[Given request]: Provide nothing but the number of lines containing the string "this".

[Given data]:
↓↓↓

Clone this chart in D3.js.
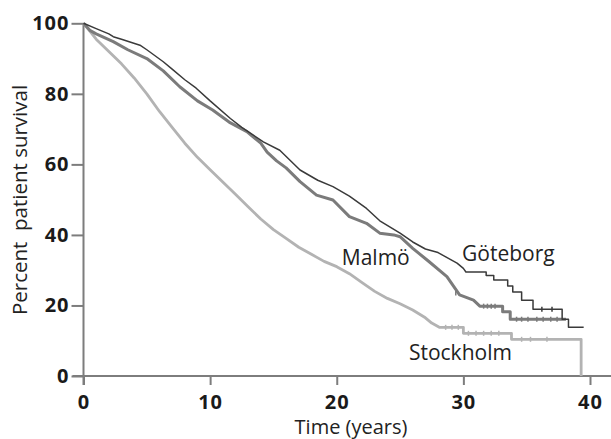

↑↑↑
↓↓↓

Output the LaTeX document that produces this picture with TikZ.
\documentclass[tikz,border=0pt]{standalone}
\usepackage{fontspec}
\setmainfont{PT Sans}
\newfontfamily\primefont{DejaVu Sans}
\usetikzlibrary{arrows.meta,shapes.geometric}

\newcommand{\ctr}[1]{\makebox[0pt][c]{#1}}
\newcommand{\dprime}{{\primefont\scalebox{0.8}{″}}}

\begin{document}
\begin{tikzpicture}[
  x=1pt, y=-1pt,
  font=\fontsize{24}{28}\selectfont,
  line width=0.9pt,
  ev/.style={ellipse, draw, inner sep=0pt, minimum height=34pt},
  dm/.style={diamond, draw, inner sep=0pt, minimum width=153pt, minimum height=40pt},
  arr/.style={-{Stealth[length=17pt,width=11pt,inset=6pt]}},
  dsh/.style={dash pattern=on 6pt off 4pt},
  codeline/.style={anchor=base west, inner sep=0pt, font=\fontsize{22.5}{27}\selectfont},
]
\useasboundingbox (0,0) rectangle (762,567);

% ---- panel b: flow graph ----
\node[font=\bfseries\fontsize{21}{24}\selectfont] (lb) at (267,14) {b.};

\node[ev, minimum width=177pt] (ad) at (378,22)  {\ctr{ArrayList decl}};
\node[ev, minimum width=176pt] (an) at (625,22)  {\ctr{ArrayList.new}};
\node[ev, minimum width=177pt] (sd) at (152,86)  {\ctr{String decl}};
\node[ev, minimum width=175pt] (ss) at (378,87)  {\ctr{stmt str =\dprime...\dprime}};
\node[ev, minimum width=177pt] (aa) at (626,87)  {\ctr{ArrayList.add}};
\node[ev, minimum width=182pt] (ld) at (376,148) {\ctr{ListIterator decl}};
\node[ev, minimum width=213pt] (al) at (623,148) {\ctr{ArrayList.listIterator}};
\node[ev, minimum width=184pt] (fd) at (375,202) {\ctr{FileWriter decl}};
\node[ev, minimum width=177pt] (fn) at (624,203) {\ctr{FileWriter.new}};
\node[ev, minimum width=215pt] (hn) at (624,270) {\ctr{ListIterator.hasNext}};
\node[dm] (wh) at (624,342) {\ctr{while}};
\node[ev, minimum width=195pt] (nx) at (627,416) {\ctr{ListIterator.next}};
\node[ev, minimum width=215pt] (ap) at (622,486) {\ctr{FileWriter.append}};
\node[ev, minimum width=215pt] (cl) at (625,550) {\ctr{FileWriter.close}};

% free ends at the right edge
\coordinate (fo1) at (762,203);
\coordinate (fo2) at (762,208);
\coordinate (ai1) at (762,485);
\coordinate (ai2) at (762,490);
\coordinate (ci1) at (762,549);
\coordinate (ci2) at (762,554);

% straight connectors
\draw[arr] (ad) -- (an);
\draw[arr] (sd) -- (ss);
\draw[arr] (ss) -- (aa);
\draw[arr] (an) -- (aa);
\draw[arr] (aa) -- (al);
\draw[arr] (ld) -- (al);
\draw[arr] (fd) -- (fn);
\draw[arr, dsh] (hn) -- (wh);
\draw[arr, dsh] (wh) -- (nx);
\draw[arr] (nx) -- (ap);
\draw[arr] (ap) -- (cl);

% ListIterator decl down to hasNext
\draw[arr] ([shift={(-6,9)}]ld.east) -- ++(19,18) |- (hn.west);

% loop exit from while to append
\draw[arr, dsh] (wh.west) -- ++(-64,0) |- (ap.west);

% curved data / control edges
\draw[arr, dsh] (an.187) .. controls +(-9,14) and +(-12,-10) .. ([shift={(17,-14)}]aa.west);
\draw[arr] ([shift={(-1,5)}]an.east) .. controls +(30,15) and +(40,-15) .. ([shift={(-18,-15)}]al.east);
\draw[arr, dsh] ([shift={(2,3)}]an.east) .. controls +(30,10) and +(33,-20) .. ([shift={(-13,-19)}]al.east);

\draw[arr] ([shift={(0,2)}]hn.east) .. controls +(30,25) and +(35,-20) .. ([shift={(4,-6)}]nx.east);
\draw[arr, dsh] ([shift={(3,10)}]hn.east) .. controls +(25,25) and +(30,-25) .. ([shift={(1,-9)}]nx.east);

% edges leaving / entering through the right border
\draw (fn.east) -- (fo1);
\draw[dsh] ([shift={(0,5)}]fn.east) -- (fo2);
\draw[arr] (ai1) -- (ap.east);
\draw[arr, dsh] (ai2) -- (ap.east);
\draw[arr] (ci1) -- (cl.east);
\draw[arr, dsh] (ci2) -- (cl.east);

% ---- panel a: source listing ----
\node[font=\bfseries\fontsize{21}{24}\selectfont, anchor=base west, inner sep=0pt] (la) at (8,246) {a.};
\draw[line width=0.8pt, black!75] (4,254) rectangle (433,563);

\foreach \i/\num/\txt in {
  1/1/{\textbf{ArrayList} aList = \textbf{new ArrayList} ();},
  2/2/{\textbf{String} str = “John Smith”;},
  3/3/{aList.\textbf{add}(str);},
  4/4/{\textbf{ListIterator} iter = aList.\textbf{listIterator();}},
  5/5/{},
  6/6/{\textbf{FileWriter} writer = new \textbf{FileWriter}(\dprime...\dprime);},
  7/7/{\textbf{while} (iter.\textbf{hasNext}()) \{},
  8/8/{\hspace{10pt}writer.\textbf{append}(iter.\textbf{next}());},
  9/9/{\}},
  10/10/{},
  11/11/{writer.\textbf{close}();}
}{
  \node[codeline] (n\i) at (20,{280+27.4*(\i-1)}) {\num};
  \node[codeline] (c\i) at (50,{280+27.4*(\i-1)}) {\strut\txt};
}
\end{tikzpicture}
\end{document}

↑↑↑
↓↓↓

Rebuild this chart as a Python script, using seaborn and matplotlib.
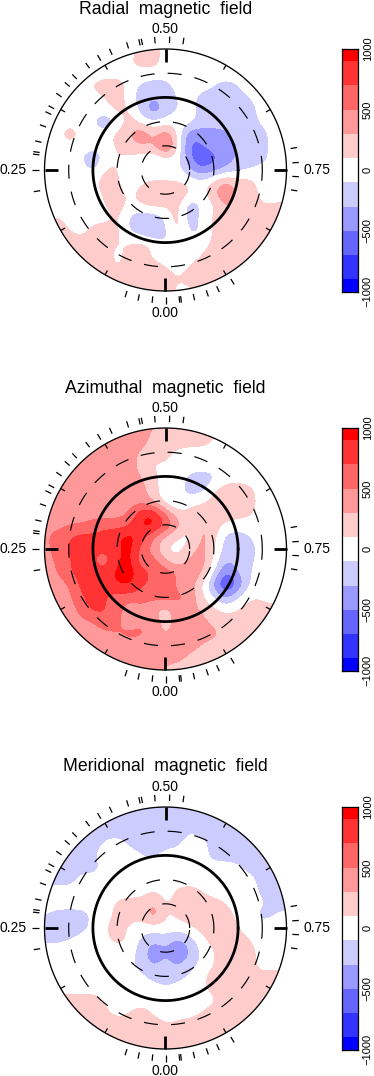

↑↑↑

[Result of the exercise]: 3